Ethiopia’s latest USD 500 million foreign exchange auction saw demand ease after weeks of heavy oversubscription, with banks taking up about USD 455 million and leaving roughly USD 45 million unallocated, according to National Bank of Ethiopia data.
- •The outcome followed a run of auctions in January and early February where bids repeatedly exceeded supply, including USD 592 million bid for a USD 500 million special sale and demand rising above USD 145 million for USD 70 million on offer.
- •Recent FX reforms provide important context with measures introduced since mid-2024 widening access to FX accounts, international card payments, service export retention, and advance payments for education and healthcare.
- •These changes have eased how FX is used, particularly for smaller and more frequent transactions, but they have not expanded reserves or loosened prudential caps.
The latest undersubscription points to balance-sheet constraints beginning to bind.

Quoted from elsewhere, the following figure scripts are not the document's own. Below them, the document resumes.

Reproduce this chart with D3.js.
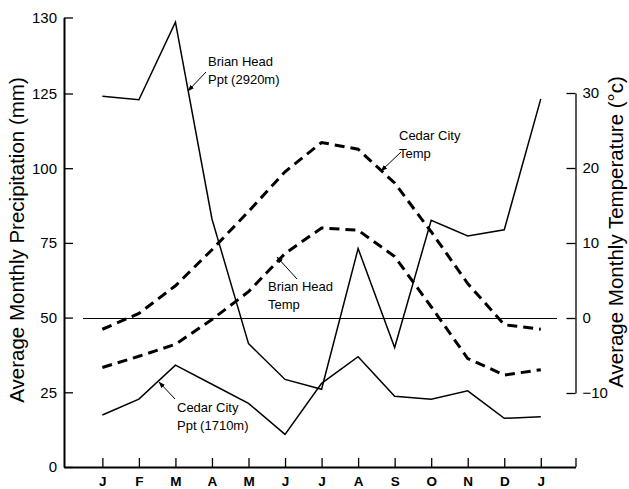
<!DOCTYPE html>
<html>
<head>
<meta charset="utf-8">
<script src="https://cdn.jsdelivr.net/npm/d3@7"></script>
<style>
  html, body { margin: 0; padding: 0; background: #fff; }
  svg { display: block; font-family: "Liberation Sans", Arial, Helvetica, sans-serif; }
</style>
</head>
<body>
<svg id="chart" width="629" height="489"></svg>
<script>
// ---- data ----
const months = ["J", "F", "M", "A", "M", "J", "J", "A", "S", "O", "N", "D", "J"];
const brianHeadPpt = [124.1, 122.9, 129.7, 83, 41.3, 29.3, 26, 73.1, 40, 82.6, 77.3, 79.4, 123.2];
const cedarCityPpt = [17.4, 22.7, 34.1, 27.7, 21.3, 10.9, 28, 36.9, 23.7, 22.7, 25.5, 16.3, 16.8];
const cedarCityTemp = [-1.5, 0.6, 4.3, 9.1, 14.2, 19.5, 23.4, 22.5, 18.0, 11.5, 4.6, -0.9, -1.5];
const brianHeadTemp = [-6.6, -5.1, -3.5, -0.2, 3.5, 8.6, 12.0, 11.7, 8.2, 1.5, -5.4, -7.6, -6.9];
const pptTicks = [0, 25, 50, 75, 100, 125, 130];
const tempTicks = [-10, 0, 10, 20, 30];

const svg = d3.select("#chart");

// ---- scales ----
const x = d3.scaleLinear().domain([-1.05, 12.95]).range([64, 575.5]);
const yP = d3.scaleLinear().domain([0, 125, 130]).range([467, 93.5, 17.5]);
const yT = d3.scaleLinear().domain([-10, 30]).range([393, 93]);

// ---- zero-temperature reference line ----
svg.append("line")
  .attr("x1", 83).attr("x2", 557)
  .attr("y1", yT(0) + 0.5).attr("y2", yT(0) + 0.5)
  .attr("stroke", "#000").attr("stroke-width", 1);

// ---- axes ----
const leftAxis = d3.axisLeft(yP).tickValues(pptTicks)
  .tickSizeInner(-9).tickSizeOuter(0).tickPadding(7)
  .tickFormat(d3.format("d"));
const gL = svg.append("g").attr("transform", "translate(64,0)").call(leftAxis);
gL.select(".domain").attr("stroke-width", 2);
gL.selectAll(".tick line").attr("stroke-width", 1.3);
gL.selectAll("text").attr("font-size", 15).attr("fill", "#000")
  .attr("font-family", "'Liberation Sans', Arial, sans-serif");

const bottomTicks = d3.range(0, 13).concat([12.95]);
const bottomAxis = d3.axisBottom(x).tickValues(bottomTicks)
  .tickSizeInner(-9).tickSizeOuter(0).tickPadding(9)
  .tickFormat((d, i) => i < months.length ? months[i] : "");
const gB = svg.append("g").attr("transform", "translate(0,467)").call(bottomAxis);
gB.select(".domain").attr("stroke-width", 2);
gB.selectAll(".tick line").attr("stroke-width", 1.3);
gB.selectAll("text").attr("font-size", 13.5).attr("font-weight", "bold").attr("fill", "#000")
  .attr("font-family", "'Liberation Sans', Arial, sans-serif");

const rightAxis = d3.axisRight(yT).tickValues(tempTicks)
  .tickSizeInner(-9).tickSizeOuter(0).tickPadding(7)
  .tickFormat(d3.format("d"));
const gR = svg.append("g").attr("transform", "translate(575.5,0)").call(rightAxis);
gR.select(".domain").attr("stroke-width", 1.3);
gR.selectAll(".tick line").attr("stroke-width", 1.3);
gR.selectAll("text").attr("font-size", 15).attr("fill", "#000")
  .attr("font-family", "'Liberation Sans', Arial, sans-serif");

// ---- axis titles ----
svg.append("text")
  .attr("transform", "translate(24,240) rotate(-90)")
  .attr("text-anchor", "middle").attr("font-size", 20.5)
  .text("Average Monthly Precipitation (mm)");
svg.append("text")
  .attr("transform", "translate(623,232) rotate(-90)")
  .attr("text-anchor", "middle").attr("font-size", 20.5)
  .text("Average Monthly Temperature (°c)");

// ---- series ----
const pptLine = d3.line().x((d, i) => x(i)).y(d => yP(d));
const tempLine = d3.line().x((d, i) => x(i)).y(d => yT(d));

svg.append("path").datum(brianHeadPpt).attr("d", pptLine)
  .attr("fill", "none").attr("stroke", "#000").attr("stroke-width", 1.5);
svg.append("path").datum(cedarCityPpt).attr("d", pptLine)
  .attr("fill", "none").attr("stroke", "#000").attr("stroke-width", 1.5);
svg.append("path").datum(cedarCityTemp).attr("d", tempLine)
  .attr("fill", "none").attr("stroke", "#000").attr("stroke-width", 3)
  .attr("stroke-dasharray", "10,6");
svg.append("path").datum(brianHeadTemp).attr("d", tempLine)
  .attr("fill", "none").attr("stroke", "#000").attr("stroke-width", 3)
  .attr("stroke-dasharray", "10,6");

// ---- annotations ----
const defs = svg.append("defs");
defs.append("marker").attr("id", "arr")
  .attr("viewBox", "0 0 10 10").attr("refX", 9).attr("refY", 5)
  .attr("markerWidth", 7).attr("markerHeight", 7).attr("orient", "auto")
  .append("path").attr("d", "M0,1.5 L10,5 L0,8.5 Z").attr("fill", "#000");

const notes = [
  { lines: ["Brian Head", "Ppt (2920m)"], tx: 208, ty: 66, from: [206, 72], to: [188, 91] },
  { lines: ["Cedar City", "Temp"], tx: 399, ty: 140, from: [401, 152], to: [381, 171] },
  { lines: ["Brian Head", "Temp"], tx: 268, ty: 291, from: [297, 279], to: [277, 257] },
  { lines: ["Cedar City", "Ppt (1710m)"], tx: 177, ty: 412, from: [175, 399], to: [159, 382] }
];
notes.forEach(n => {
  const t = svg.append("text").attr("x", n.tx).attr("y", n.ty).attr("font-size", 13);
  n.lines.forEach((l, i) => t.append("tspan").attr("x", n.tx).attr("dy", i === 0 ? 0 : 17.5).text(l));
  svg.append("line")
    .attr("x1", n.from[0]).attr("y1", n.from[1]).attr("x2", n.to[0]).attr("y2", n.to[1])
    .attr("stroke", "#000").attr("stroke-width", 1).attr("marker-end", "url(#arr)");
});
</script>
</body>
</html>
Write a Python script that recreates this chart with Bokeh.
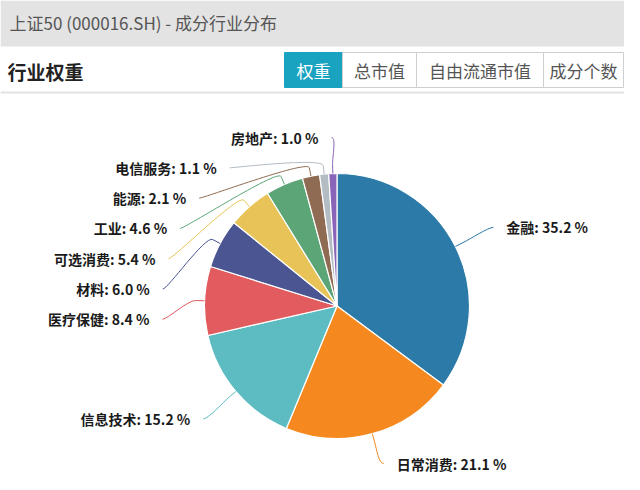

Under the Foreign Exchange Exposure Limits of Banks Directive No. SBB/96/2025, a bank’s overall net open foreign exchange position must remain within +/- 18% of Tier 1 capital at the close of each business day. Any excess must be corrected promptly and reported daily. After absorbing large volumes across successive auctions, banks appear to have reached limits that restrict further accumulation of FX without matching outflows.
Pricing dynamics reinforced caution and as auction rates move higher, the cost of holding FX rose alongside expectations of further birr weakness. With exposure limits preventing gradual absorption, banks had an incentive to ration bids while FX already in the pipeline awaited deployment through trade payments and service transactions.